I chatted today with someone who has a dog with separation anxiety, and some other kinds of anxiety as well, who was asking if we offer any training services with boarding… and we actually do have some limited training services over the summer but I didn’t think a “service” per se would help in the situation as she described it.
We often get dogs who seem anxious. Maybe it’s their first time at camp. Maybe that’s just their temperament. When we talk about the dogs with people who don’t work here, we often end up discussing the size, age, breed, and other external characteristics but for those of us who have to work with the dog, the psychology of a given dog is far more important than anything discernable from a quick glance.
Dogs who have a limited social experience with other dogs seem to fall into the “nervous” category initially.
This internal over external metric makes sense when you think about humans. Over the course of a whole life, external characteristic matter but how you act (your pattern of behavior) is going to be pretty significant to your friends and family, the people in close proximity to you.
When we try to work around anxiety, ameliorate the condition, and help the dog feel comfortable, there can be no clock involved really except for the schedule the dog sets. You can’t pay a trainer to show up and fix the problem I don’t think. Mostly what we have to do is observe, wait, and try a few tricks.
One key trick is another dog, Joe Cool Dog. Dogs are TREMENDOUSLY susceptible to the emotions and moods of other dogs around them. Again, this is pretty similar to people. Two anxious dogs together are not twice as anxious they are 1000 times more anxious than they would be apart. A group of dogs, like a single dog, can be frightened or aggressive or affectionate or relaxed. So, if you can get a nervous dog with Joe Cool dog and let them chill like a snowman for a bit, next thing you know the nervous dog is mellowing out.

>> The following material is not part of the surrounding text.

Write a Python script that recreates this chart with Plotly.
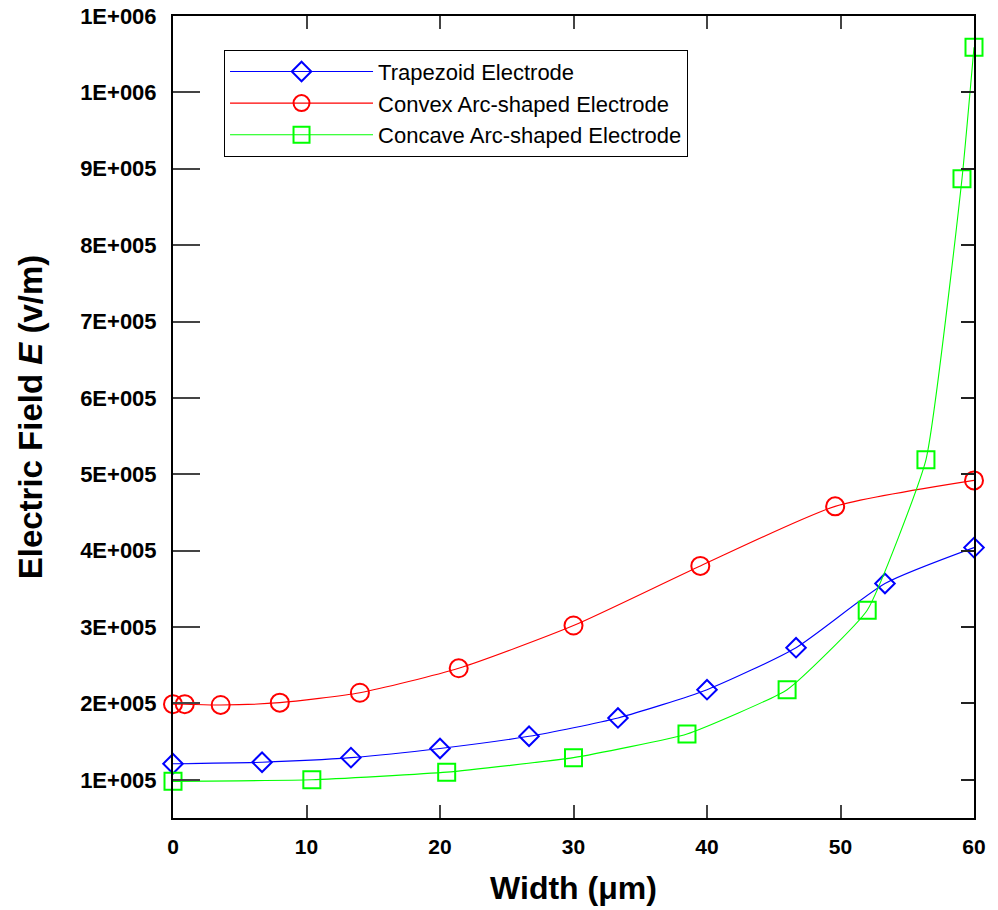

Maybe he doesn’t come when you call him, but Joe Cool does, and Nervous Nellie wants to be with Joe, so, same thing.
Another trick is to avoid eye contact. There are not a lot of animals that like you to look in their eyes. Dog, you can. But a nervous dog, like a wild animal, will absolutely perceive eye contact as a threat. Get low. If you stand up, you look big. You should try to appear as small as possible to Nervous Nellie. Offer your hand from behind. If she seems a bit calmer, she might touch your hand from behind and you might be able to give her a quick pet on the head behind your back without looking at her at all.
Sit around and do nothing. Let her come to you. Offer Nellie a small space where she can hide. Don’t change her surroundings more than necessary. She might prefer someone else. Don’t take it personally!
I don’t blame dogs for being nervous in a new place. I mean, what the hell is going on here???? It’s normal, it’s fine, she’ll come around.
There is more to it than what I have posted here, but this is a little hint of my Nervous Nellie approach.